Problem statement |
Only the lines from the top of the records below through the line containing "const seriesNames = ['Sensors" should be printed, exactly and without pictures.

Material |
::::
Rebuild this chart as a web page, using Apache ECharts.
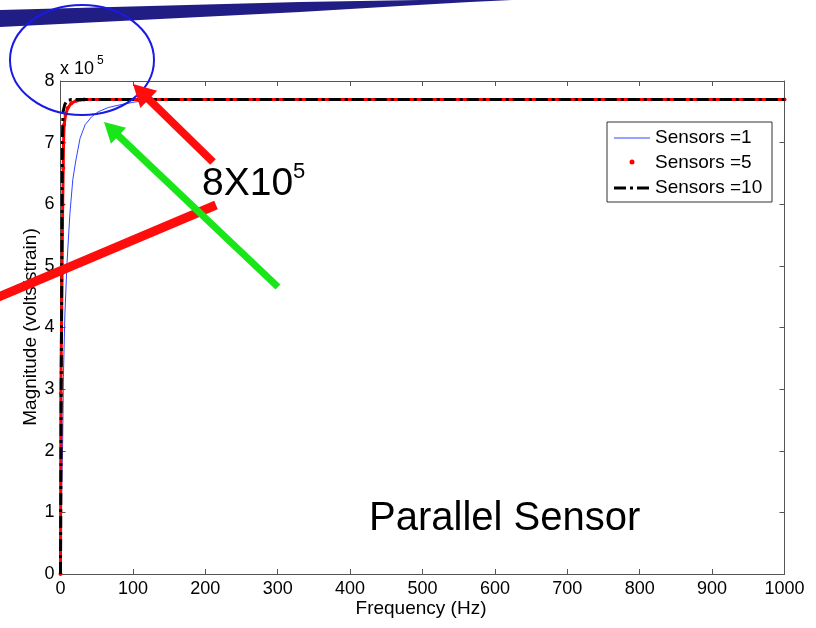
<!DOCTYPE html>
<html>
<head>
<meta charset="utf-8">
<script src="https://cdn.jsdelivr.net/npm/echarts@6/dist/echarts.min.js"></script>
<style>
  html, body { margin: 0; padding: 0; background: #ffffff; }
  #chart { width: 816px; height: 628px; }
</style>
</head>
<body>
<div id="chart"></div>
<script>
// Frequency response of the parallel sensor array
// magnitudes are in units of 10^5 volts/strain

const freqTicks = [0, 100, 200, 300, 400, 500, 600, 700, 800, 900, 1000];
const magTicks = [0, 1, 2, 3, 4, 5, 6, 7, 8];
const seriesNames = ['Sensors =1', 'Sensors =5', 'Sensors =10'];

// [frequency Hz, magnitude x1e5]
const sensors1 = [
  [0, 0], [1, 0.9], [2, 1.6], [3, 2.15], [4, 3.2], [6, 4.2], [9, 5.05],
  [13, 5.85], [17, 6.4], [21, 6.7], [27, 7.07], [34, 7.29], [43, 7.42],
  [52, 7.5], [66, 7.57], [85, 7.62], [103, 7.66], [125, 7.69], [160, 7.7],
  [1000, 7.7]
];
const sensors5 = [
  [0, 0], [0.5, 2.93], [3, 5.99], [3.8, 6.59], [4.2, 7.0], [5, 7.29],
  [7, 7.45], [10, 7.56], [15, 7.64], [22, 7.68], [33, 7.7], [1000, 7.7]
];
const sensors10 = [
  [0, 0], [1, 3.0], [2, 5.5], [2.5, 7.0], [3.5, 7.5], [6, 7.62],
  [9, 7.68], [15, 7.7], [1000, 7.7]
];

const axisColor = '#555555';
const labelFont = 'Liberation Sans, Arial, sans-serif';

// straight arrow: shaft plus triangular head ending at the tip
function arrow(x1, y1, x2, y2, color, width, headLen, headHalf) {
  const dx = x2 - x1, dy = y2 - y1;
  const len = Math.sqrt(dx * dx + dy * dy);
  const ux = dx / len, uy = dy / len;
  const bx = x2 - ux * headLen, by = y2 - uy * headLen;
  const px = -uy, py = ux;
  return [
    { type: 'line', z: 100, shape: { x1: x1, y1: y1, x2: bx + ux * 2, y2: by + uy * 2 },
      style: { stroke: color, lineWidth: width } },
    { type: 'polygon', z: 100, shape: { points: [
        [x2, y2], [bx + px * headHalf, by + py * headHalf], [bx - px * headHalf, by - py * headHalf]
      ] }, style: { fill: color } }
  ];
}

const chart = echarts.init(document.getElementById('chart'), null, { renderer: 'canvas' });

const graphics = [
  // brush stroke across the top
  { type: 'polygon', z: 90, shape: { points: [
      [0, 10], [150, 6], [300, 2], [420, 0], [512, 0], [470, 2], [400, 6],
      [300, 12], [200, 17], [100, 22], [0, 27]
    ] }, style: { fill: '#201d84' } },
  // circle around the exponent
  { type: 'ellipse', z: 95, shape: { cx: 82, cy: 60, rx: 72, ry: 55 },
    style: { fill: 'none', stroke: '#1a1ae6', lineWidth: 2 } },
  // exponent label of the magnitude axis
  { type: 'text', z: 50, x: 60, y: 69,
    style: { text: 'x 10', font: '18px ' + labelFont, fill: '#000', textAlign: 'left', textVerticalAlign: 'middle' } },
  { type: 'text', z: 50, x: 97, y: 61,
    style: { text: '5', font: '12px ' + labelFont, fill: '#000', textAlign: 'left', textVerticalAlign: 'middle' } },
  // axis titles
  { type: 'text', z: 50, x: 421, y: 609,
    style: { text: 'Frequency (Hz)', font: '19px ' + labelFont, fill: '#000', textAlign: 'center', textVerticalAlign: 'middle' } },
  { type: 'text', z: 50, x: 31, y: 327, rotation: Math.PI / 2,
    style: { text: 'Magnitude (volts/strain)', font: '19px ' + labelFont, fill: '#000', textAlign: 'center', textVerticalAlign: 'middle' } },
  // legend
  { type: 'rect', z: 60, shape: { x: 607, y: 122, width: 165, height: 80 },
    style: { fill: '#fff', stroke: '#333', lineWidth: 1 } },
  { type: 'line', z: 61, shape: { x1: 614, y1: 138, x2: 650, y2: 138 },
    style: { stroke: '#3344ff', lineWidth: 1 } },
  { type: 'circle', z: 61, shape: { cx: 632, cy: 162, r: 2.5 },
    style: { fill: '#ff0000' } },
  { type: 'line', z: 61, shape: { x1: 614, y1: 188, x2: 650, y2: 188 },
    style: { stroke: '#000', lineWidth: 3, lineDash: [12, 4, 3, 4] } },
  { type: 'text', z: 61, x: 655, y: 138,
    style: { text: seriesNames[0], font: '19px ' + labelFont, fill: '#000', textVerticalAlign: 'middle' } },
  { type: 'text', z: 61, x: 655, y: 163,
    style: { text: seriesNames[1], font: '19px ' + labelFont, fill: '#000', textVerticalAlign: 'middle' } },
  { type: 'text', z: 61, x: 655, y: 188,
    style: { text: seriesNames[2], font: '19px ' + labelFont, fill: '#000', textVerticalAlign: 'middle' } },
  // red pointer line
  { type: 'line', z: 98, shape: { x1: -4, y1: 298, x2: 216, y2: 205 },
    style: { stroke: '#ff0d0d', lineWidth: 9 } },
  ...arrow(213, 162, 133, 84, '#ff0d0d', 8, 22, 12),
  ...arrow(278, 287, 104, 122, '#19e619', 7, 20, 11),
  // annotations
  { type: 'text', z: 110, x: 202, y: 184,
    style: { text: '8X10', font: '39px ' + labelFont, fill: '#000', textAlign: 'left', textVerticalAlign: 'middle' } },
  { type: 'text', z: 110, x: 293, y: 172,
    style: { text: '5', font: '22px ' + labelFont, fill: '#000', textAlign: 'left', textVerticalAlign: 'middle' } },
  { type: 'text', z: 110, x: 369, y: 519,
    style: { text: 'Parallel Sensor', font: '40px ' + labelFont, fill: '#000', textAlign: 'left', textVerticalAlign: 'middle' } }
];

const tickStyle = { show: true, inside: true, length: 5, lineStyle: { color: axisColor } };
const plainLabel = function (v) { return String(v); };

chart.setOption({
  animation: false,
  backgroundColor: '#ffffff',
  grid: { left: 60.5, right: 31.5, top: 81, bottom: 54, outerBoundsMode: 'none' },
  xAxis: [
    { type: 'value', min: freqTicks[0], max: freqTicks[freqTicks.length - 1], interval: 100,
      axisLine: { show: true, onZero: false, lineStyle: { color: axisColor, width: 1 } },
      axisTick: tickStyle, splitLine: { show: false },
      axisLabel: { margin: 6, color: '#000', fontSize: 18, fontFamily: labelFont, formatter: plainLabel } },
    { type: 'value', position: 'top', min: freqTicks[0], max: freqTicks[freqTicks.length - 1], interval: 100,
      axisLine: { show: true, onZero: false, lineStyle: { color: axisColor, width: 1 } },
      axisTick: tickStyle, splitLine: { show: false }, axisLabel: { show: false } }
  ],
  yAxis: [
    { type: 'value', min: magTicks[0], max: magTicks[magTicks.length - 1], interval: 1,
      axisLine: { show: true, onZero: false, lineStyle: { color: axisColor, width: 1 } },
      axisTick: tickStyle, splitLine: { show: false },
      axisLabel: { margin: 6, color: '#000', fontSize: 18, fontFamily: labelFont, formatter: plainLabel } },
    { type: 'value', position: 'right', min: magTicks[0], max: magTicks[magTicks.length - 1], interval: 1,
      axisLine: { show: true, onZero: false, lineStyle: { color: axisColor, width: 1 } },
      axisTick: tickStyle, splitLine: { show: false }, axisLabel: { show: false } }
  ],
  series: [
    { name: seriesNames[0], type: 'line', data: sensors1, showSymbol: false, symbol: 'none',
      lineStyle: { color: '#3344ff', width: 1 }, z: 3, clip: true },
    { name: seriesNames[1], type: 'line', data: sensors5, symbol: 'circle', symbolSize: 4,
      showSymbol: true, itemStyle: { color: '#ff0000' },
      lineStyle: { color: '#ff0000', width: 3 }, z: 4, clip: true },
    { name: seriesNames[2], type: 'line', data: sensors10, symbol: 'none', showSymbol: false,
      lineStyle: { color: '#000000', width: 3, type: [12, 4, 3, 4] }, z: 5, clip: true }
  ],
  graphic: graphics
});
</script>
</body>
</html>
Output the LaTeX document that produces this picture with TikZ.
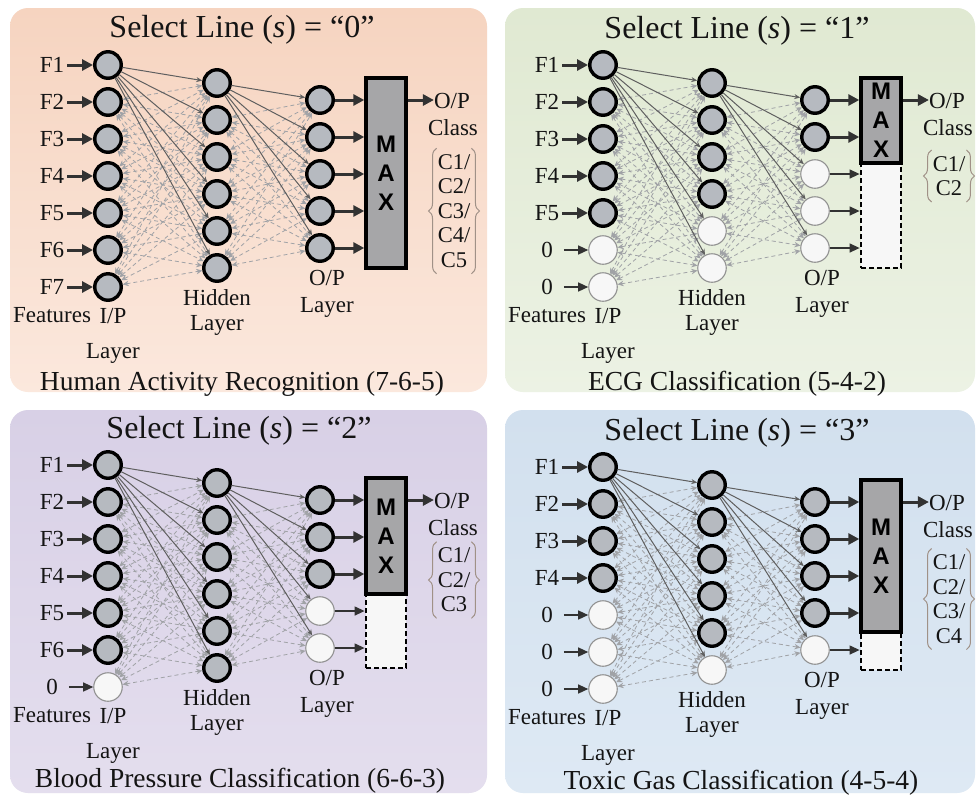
::::
Result for this exercise |
Rebuild this chart as a web page, using Apache ECharts.
<!DOCTYPE html>
<html>
<head>
<meta charset="utf-8">
<script src="https://cdn.jsdelivr.net/npm/echarts@6/dist/echarts.min.js"></script>
<style>
  html, body { margin: 0; padding: 0; background: #ffffff; }
  #chart { width: 816px; height: 628px; }
</style>
</head>
<body>
<div id="chart"></div>
<script>
// Frequency response of the parallel sensor array
// magnitudes are in units of 10^5 volts/strain

const freqTicks = [0, 100, 200, 300, 400, 500, 600, 700, 800, 900, 1000];
const magTicks = [0, 1, 2, 3, 4, 5, 6, 7, 8];
const seriesNames = ['Sensors =1', 'Sensors =5', 'Sensors =10'];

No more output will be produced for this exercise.